Page view data is pretty readily available - it is available for every single page on every single Wikipedia (and probably for a lot of other projects too, I've just never checked). It would require some technical knowledge to write a script targeting page view information for articles in selected categories - such as page views of articles about women scientists - provided there is correct and appropriate categorization of the article. I'm the first to admit I'm incapable of writing such a script, but there are lots of Wikimedians who have such skills.
It certainly looks like you are asking for ongoing research to be carried out on a topic that interests you (and, I am certain, a lot of other Wikimedians). I am unclear what this kind of metric would tell us about "audience bias" (or any other kind of bias, for that matter), but there may be value in better understanding the frequency of viewing of articles in certain categories and comparing them to related categories; for example, comparing the frequency of viewing of the average article about a female architect as compared to a male architect. It should be noted that there is also an inherent bias in that there are far fewer biographical articles about women in most categories, as compared to men.
Risker/Anne
On Wed, 5 Dec 2018 at 18:20, David Cuenca Tudela dacuetu@gmail.com wrote:
Hi Tilman,
I disagree with your appraisal that there are better venues for my question.
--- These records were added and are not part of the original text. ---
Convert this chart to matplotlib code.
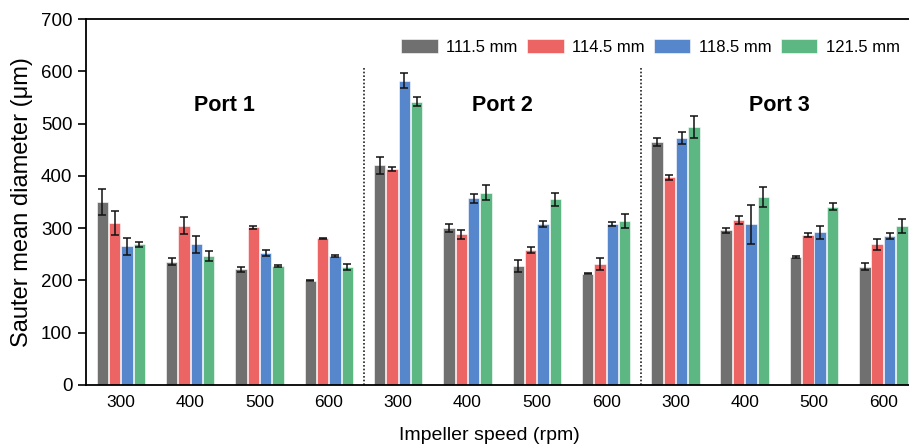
import numpy as np
import matplotlib.pyplot as plt

plt.rcParams['font.family'] = ['Liberation Sans', 'DejaVu Sans']

# Data
speeds = ['300', '400', '500', '600'] * 3
ports = ['Port 1', 'Port 2', 'Port 3']
series = ['111.5 mm', '114.5 mm', '118.5 mm', '121.5 mm']

d111 = [350, 236, 221, 199, 420, 300, 228, 213, 465, 296, 244, 226]
d114 = [310, 305, 302, 281, 413, 288, 258, 231, 397, 316, 287, 269]
d118 = [265, 269, 253, 247, 582, 357, 308, 308, 472, 307, 292, 285]
d121 = [269, 247, 227, 225, 542, 368, 355, 314, 494, 360, 341, 304]

e111 = [25, 6, 4, 1, 16, 7, 11, 1, 8, 5, 2, 7]
e114 = [23, 16, 3, 1, 4, 8, 5, 12, 5, 8, 4, 11]
e118 = [17, 16, 6, 2, 14, 8, 6, 4, 11, 38, 12, 6]
e121 = [5, 10, 2, 6, 8, 14, 13, 13, 21, 19, 7, 14]

colors = ['#707070', '#ec6464', '#5686cc', '#5db783']

values = [d111, d114, d118, d121]
errors = [e111, e114, e118, e121]

fig = plt.figure(figsize=(9.09, 4.44), dpi=100)
ax = fig.add_axes([0.0949, 0.1329, 0.915, 0.8243])

x = np.arange(len(speeds))
step = 0.178
for i, (vals, errs) in enumerate(zip(values, errors)):
    off = (i - 1.5) * step
    ax.bar(x + off, vals, width=0.165, color=colors[i], edgecolor='white',
           linewidth=0.4, label=series[i], zorder=2)
    ax.errorbar(x + off, vals, yerr=errs, fmt='none', ecolor='#111111',
                elinewidth=1.1, capsize=3, capthick=1.1, zorder=3)

# port separators
for xs in [3.5, 7.5]:
    ax.plot([xs, xs], [0, 610], color='#222222', lw=1.2, ls=(0, (1, 1.2)), zorder=1)

for k, p in enumerate(ports):
    ax.text(1.5 + 4 * k, 535, p, ha='center', va='center', fontsize=15.5,
            fontweight='bold')

ax.set_xlim(-0.5, 11.5)
ax.set_ylim(0, 700)
ax.set_yticks(np.arange(0, 701, 100))
ax.set_xticks(x)
ax.set_xticklabels(speeds)
ax.tick_params(axis='x', length=0, labelsize=12.5, pad=7)
ax.tick_params(axis='y', length=6, width=1.2, direction='out', pad=4,
               labelsize=13.5)
for s in ax.spines.values():
    s.set_linewidth(1.3)

ax.set_xlabel('Impeller speed (rpm)', fontsize=14)
ax.set_ylabel('Sauter mean diameter (\u03bcm)', fontsize=17)
ax.xaxis.set_label_coords(0.485, -0.115)
ax.yaxis.set_label_coords(-0.064, 0.5)

ax.legend(ncol=4, frameon=False, fontsize=12, loc='center right',
          bbox_to_anchor=(0.997, 0.895), bbox_transform=fig.transFigure,
          handlelength=2.2, handleheight=0.95, handletextpad=0.5,
          columnspacing=0.55, borderaxespad=0)

fig.savefig('out.png', dpi=100)
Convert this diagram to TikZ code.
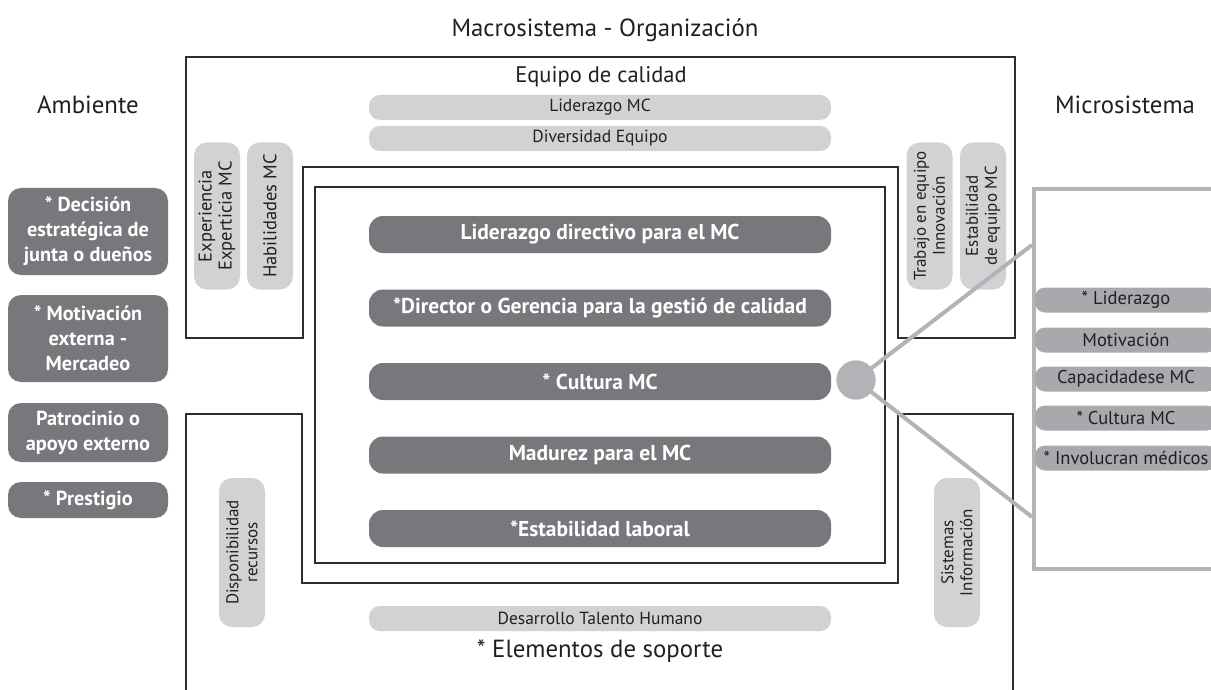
\documentclass[tikz,border=0pt]{standalone}
\usepackage{fontspec}
\setmainfont{PT Sans}
\definecolor{darkpill}{RGB}{119,120,123}
\definecolor{lightpill}{RGB}{209,210,212}
\definecolor{midpill}{RGB}{168,169,172}
\definecolor{linkgray}{RGB}{177,179,182}
\definecolor{frameline}{RGB}{45,45,45}
\definecolor{txt}{RGB}{35,31,32}
\begin{document}
\begin{tikzpicture}[x=1pt,y=-1pt,
  framepath/.style={draw=frameline, line width=1.1pt},
  darkbar/.style={fill=darkpill, rounded corners=14pt, minimum width=462pt, minimum height=37pt, inner sep=0pt, text=white, font=\fontsize{21.5}{23}\selectfont\bfseries},
  sidebar/.style={fill=darkpill, rounded corners=13pt, minimum width=160pt, inner sep=0pt, text=white, align=center, font=\fontsize{20.3}{25}\selectfont\bfseries},
  lightbar/.style={fill=lightpill, rounded corners=11pt, minimum width=462pt, minimum height=25pt, inner sep=0pt, text=txt, font=\fontsize{17.5}{19}\selectfont},
  vbar/.style={fill=lightpill, rounded corners=13pt, minimum width=147pt, minimum height=46pt, inner sep=0pt, rotate=90, align=center, text=txt, font=\fontsize{17}{19}\selectfont},
  micropill/.style={fill=midpill, rounded corners=10pt, minimum width=182pt, minimum height=25pt, inner sep=0pt, text=txt, font=\fontsize{18.5}{20}\selectfont},
  title/.style={text=txt, inner sep=0pt, font=\fontsize{24.8}{26}\selectfont},
  linkline/.style={draw=linkgray, line width=4pt},
]
\clip (0,0) rectangle (1211,690);
\fill[white] (0,0) rectangle (1211,690);

% titles
\node[title] (macro) at (605,30) {Macrosistema - Organización};
\node[title] (amb) at (88,105) {Ambiente};
\node[title] (microt) at (1125,105) {Microsistema};
\node[title, font=\fontsize{22.5}{24}\selectfont] (equipo) at (601,77) {Equipo de calidad};
\node[title] (soporte) at (600,651) {* Elementos de soporte};

% frames
\draw[framepath] (186,338) -- (186,57) -- (1015,57) -- (1015,338) -- (898,338) -- (898,167) -- (303,167) -- (303,338) -- cycle;
\draw[framepath] (186,700) -- (186,414) -- (302,414) -- (302,583) -- (898,583) -- (898,414) -- (1013,414) -- (1013,700);
\draw[framepath] (315,187) rectangle (885,563);

% light horizontal bars
\node[lightbar] (lid) at (600,107.5) {Liderazgo MC};
\node[lightbar] (div) at (600,138.5) {Diversidad Equipo};
\node[lightbar] (des) at (600,618.5) {Desarrollo Talento Humano};

% vertical bars
\node[vbar, font=\fontsize{18.5}{20}\selectfont] (exp) at (217,216) {Experiencia\\Experticia MC};
\node[vbar, font=\fontsize{18.5}{20}\selectfont] (hab) at (270,216) {Habilidades MC};
\node[vbar] (trab) at (929.5,216) {Trabajo en equipo\\Innovación};
\node[vbar] (estab) at (983,216) {Estabilidad\\de equipo MC};
\node[vbar, minimum width=149pt] (disp) at (242,552.5) {Disponibilidad\\recursos};
\node[vbar, minimum width=149pt] (sist) at (957,552.5) {Sistemas\\Información};

% central dark bars
\node[darkbar] (b1) at (600,234.5) {Liderazgo directivo para el MC};
\node[darkbar] (b2) at (600,308) {*Director o Gerencia para la gestió de calidad};
\node[darkbar] (b3) at (600,381.5) {* Cultura MC};
\node[darkbar] (b4) at (600,455) {Madurez para el MC};
\node[darkbar] (b5) at (600,528.5) {*Estabilidad laboral};

% left environment bars
\node[sidebar, minimum height=87pt] (e1) at (88,231.5) {* Decisión\\estratégica de\\junta o dueños};
\node[sidebar, minimum height=87pt] (e2) at (88,338.5) {* Motivación\\externa -\\Mercadeo};
\node[sidebar, minimum height=59pt] (e3) at (88,432.5) {Patrocinio o\\apoyo externo};
\node[sidebar, minimum height=36pt] (e4) at (88,500) {* Prestigio};

% microsystem box
\node[draw=linkgray, line width=4pt, anchor=north west, minimum width=200pt, minimum height=380pt, inner sep=0pt] (micro) at (1032,187) {};
\coordinate (m1) at (1032,245);
\coordinate (m2) at (1032,517);

% connector circle
\node[circle, fill=linkgray, minimum size=39pt, inner sep=0pt] (circ) at (856,380) {};
\draw[linkline] (circ.center) -- (m1);
\draw[linkline] (circ.center) -- (m2);
\node[circle, fill=linkgray, minimum size=39pt, inner sep=0pt] at (circ) {};

% microsystem pills
\node[micropill] (p1) at (1126,300) {* Liderazgo};
\node[micropill] (p2) at (1126,340) {Motivación};
\node[micropill] (p3) at (1126,379) {Capacidadese MC};
\node[micropill] (p4) at (1126,418) {* Cultura MC};
\node[micropill] (p5) at (1126,458) {* Involucran médicos};
\end{tikzpicture}
\end{document}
The gendergap mailing list is technically dead, before your message the last one was from April. The other mailing list is related to research, not to stats that should be readily available.
From your answer (and the lack of more information) I understand that there is a poor (inexistent?) tracking of audience bias. In my opinion these data would be very useful to monitor how visitors evolve with more availability of women's biographies. I have requested it to be added to the Metrics Kit. If anyone else wants to endorse or comment:
https://meta.wikimedia.org/wiki/Talk:Community_health_initiative/Metrics_kit...
Regards, Micru
On Tue, Dec 4, 2018 at 2:22 AM Tilman Bayer tbayer@wikimedia.org wrote:
Hi Micru,
in general, there may be better venues to ask this kind of question, e.g. the Wiki-research-l and Gendergap mailing lists (both CCed). But for a partial answer, the paper by Marit Hinnosaar reviewed here looks at these stats (if not their long-term trend):
https://meta.wikimedia.org/wiki/Research:Newsletter/2015/December#Does_adver...
?
E.g. "On a typical (median) day in September 2014, no one read 26 percent of the biographies of men versus only 16 percent of the biographies of women."
On Wed, Nov 28, 2018 at 3:35 AM David Cuenca Tudela dacuetu@gmail.com wrote:
Hi,
Are there any statistics that track the evolution of page views of male/female biographies in the different Wikipedias?